■ Brief ■
Each line below is to be written out in full, exactly as shown.

■ Raw data ■
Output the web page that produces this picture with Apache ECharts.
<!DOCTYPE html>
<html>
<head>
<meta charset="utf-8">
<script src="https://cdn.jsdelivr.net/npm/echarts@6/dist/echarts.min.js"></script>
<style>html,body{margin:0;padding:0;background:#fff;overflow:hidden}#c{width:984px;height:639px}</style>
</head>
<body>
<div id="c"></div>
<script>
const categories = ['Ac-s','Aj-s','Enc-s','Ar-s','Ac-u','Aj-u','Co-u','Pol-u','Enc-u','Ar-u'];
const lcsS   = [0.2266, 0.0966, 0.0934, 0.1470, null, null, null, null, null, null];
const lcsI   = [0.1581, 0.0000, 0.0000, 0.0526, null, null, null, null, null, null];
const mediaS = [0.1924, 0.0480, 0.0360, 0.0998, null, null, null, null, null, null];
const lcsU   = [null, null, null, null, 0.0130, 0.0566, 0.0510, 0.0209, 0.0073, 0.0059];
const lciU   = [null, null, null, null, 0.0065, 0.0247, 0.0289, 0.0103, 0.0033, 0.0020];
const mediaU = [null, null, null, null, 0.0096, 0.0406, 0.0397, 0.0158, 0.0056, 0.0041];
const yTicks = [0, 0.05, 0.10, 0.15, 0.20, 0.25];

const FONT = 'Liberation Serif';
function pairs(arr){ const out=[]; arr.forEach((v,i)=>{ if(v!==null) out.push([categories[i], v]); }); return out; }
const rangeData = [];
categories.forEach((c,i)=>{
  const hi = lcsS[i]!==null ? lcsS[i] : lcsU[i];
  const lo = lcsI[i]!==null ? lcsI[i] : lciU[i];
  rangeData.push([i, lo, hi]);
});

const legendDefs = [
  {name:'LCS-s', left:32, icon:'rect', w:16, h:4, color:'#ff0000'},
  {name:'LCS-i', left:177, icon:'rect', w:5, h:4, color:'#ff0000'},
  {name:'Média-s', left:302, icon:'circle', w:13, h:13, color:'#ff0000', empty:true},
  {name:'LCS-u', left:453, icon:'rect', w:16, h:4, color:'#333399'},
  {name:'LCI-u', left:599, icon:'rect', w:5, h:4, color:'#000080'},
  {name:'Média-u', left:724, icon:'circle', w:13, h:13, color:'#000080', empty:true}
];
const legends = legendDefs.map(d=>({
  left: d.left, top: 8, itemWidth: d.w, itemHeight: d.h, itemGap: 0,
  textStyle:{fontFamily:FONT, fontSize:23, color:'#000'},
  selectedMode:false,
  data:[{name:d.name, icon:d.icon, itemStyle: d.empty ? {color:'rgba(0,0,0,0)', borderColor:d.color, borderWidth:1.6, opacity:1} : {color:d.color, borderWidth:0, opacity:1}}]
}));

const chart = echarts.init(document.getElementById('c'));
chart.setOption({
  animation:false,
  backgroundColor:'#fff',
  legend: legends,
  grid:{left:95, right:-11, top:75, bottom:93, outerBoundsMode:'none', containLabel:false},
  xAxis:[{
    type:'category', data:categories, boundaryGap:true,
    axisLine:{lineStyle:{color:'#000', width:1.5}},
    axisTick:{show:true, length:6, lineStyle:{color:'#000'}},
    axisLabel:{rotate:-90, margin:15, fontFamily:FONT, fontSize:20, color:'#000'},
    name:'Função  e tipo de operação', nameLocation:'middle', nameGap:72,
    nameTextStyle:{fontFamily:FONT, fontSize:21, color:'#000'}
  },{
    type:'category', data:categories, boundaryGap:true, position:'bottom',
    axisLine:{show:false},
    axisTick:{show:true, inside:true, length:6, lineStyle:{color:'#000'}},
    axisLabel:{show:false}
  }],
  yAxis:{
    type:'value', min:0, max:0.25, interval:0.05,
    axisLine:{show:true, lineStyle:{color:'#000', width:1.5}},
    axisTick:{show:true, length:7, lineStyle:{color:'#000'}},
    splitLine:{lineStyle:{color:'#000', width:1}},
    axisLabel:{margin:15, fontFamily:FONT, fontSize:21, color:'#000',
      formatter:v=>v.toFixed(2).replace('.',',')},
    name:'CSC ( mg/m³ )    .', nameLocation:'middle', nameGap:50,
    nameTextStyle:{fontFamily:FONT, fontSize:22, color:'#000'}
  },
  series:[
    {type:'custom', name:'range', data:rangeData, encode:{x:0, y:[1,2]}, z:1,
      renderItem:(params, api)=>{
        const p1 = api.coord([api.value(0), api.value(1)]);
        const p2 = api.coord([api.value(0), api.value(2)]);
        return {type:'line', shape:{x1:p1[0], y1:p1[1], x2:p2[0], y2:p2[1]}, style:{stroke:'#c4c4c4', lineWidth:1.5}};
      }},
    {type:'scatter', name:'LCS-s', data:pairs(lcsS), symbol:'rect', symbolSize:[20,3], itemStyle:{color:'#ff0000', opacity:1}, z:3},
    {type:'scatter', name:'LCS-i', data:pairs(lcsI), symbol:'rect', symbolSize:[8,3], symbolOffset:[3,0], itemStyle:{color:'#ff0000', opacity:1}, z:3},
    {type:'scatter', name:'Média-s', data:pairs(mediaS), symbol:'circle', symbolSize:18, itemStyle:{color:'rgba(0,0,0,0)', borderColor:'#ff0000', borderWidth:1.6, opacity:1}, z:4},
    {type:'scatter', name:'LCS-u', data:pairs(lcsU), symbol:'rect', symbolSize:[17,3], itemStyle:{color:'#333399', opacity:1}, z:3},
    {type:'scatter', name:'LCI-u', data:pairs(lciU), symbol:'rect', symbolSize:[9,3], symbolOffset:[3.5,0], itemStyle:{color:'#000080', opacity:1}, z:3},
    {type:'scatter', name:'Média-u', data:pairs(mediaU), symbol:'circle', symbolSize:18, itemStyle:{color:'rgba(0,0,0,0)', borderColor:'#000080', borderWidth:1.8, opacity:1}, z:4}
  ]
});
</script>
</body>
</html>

■ Result of this exercise ■
Output the web page that produces this picture with Apache ECharts.
<!DOCTYPE html>
<html>
<head>
<meta charset="utf-8">
<script src="https://cdn.jsdelivr.net/npm/echarts@6/dist/echarts.min.js"></script>
<style>html,body{margin:0;padding:0;background:#fff;overflow:hidden}#c{width:984px;height:639px}</style>
</head>
<body>
<div id="c"></div>
<script>
const categories = ['Ac-s','Aj-s','Enc-s','Ar-s','Ac-u','Aj-u','Co-u','Pol-u','Enc-u','Ar-u'];
const lcsS   = [0.2266, 0.0966, 0.0934, 0.1470, null, null, null, null, null, null];
const lcsI   = [0.1581, 0.0000, 0.0000, 0.0526, null, null, null, null, null, null];
const mediaS = [0.1924, 0.0480, 0.0360, 0.0998, null, null, null, null, null, null];
const lcsU   = [null, null, null, null, 0.0130, 0.0566, 0.0510, 0.0209, 0.0073, 0.0059];
const lciU   = [null, null, null, null, 0.0065, 0.0247, 0.0289, 0.0103, 0.0033, 0.0020];
const mediaU = [null, null, null, null, 0.0096, 0.0406, 0.0397, 0.0158, 0.0056, 0.0041];
const yTicks = [0, 0.05, 0.10, 0.15, 0.20, 0.25];

const FONT = 'Liberation Serif';
function pairs(arr){ const out=[]; arr.forEach((v,i)=>{ if(v!==null) out.push([categories[i], v]); }); return out; }
const rangeData = [];
categories.forEach((c,i)=>{
  const hi = lcsS[i]!==null ? lcsS[i] : lcsU[i];
  const lo = lcsI[i]!==null ? lcsI[i] : lciU[i];
  rangeData.push([i, lo, hi]);
});

const legendDefs = [
  {name:'LCS-s', left:32, icon:'rect', w:16, h:4, color:'#ff0000'},
  {name:'LCS-i', left:177, icon:'rect', w:5, h:4, color:'#ff0000'},
  {name:'Média-s', left:302, icon:'circle', w:13, h:13, color:'#ff0000', empty:true},
  {name:'LCS-u', left:453, icon:'rect', w:16, h:4, color:'#333399'},
  {name:'LCI-u', left:599, icon:'rect', w:5, h:4, color:'#000080'},
  {name:'Média-u', left:724, icon:'circle', w:13, h:13, color:'#000080', empty:true}
];
const legends = legendDefs.map(d=>({
  left: d.left, top: 8, itemWidth: d.w, itemHeight: d.h, itemGap: 0,
  textStyle:{fontFamily:FONT, fontSize:23, color:'#000'},
  selectedMode:false,
  data:[{name:d.name, icon:d.icon, itemStyle: d.empty ? {color:'rgba(0,0,0,0)', borderColor:d.color, borderWidth:1.6, opacity:1} : {color:d.color, borderWidth:0, opacity:1}}]
}));

const chart = echarts.init(document.getElementById('c'));
chart.setOption({
  animation:false,
  backgroundColor:'#fff',
  legend: legends,
  grid:{left:95, right:-11, top:75, bottom:93, outerBoundsMode:'none', containLabel:false},
  xAxis:[{
    type:'category', data:categories, boundaryGap:true,
    axisLine:{lineStyle:{color:'#000', width:1.5}},
    axisTick:{show:true, length:6, lineStyle:{color:'#000'}},
    axisLabel:{rotate:-90, margin:15, fontFamily:FONT, fontSize:20, color:'#000'},
    name:'Função  e tipo de operação', nameLocation:'middle', nameGap:72,
    nameTextStyle:{fontFamily:FONT, fontSize:21, color:'#000'}
  },{
    type:'category', data:categories, boundaryGap:true, position:'bottom',
    axisLine:{show:false},
    axisTick:{show:true, inside:true, length:6, lineStyle:{color:'#000'}},
    axisLabel:{show:false}
  }],
  yAxis:{
    type:'value', min:0, max:0.25, interval:0.05,
    axisLine:{show:true, lineStyle:{color:'#000', width:1.5}},
    axisTick:{show:true, length:7, lineStyle:{color:'#000'}},
    splitLine:{lineStyle:{color:'#000', width:1}},
    axisLabel:{margin:15, fontFamily:FONT, fontSize:21, color:'#000',
      formatter:v=>v.toFixed(2).replace('.',',')},
    name:'CSC ( mg/m³ )    .', nameLocation:'middle', nameGap:50,
    nameTextStyle:{fontFamily:FONT, fontSize:22, color:'#000'}
  },
  series:[
    {type:'custom', name:'range', data:rangeData, encode:{x:0, y:[1,2]}, z:1,
      renderItem:(params, api)=>{
        const p1 = api.coord([api.value(0), api.value(1)]);
        const p2 = api.coord([api.value(0), api.value(2)]);
        return {type:'line', shape:{x1:p1[0], y1:p1[1], x2:p2[0], y2:p2[1]}, style:{stroke:'#c4c4c4', lineWidth:1.5}};
      }},
    {type:'scatter', name:'LCS-s', data:pairs(lcsS), symbol:'rect', symbolSize:[20,3], itemStyle:{color:'#ff0000', opacity:1}, z:3},
    {type:'scatter', name:'LCS-i', data:pairs(lcsI), symbol:'rect', symbolSize:[8,3], symbolOffset:[3,0], itemStyle:{color:'#ff0000', opacity:1}, z:3},
    {type:'scatter', name:'Média-s', data:pairs(mediaS), symbol:'circle', symbolSize:18, itemStyle:{color:'rgba(0,0,0,0)', borderColor:'#ff0000', borderWidth:1.6, opacity:1}, z:4},
    {type:'scatter', name:'LCS-u', data:pairs(lcsU), symbol:'rect', symbolSize:[17,3], itemStyle:{color:'#333399', opacity:1}, z:3},
    {type:'scatter', name:'LCI-u', data:pairs(lciU), symbol:'rect', symbolSize:[9,3], symbolOffset:[3.5,0], itemStyle:{color:'#000080', opacity:1}, z:3},
    {type:'scatter', name:'Média-u', data:pairs(mediaU), symbol:'circle', symbolSize:18, itemStyle:{color:'rgba(0,0,0,0)', borderColor:'#000080', borderWidth:1.8, opacity:1}, z:4}
  ]
});
</script>
</body>
</html>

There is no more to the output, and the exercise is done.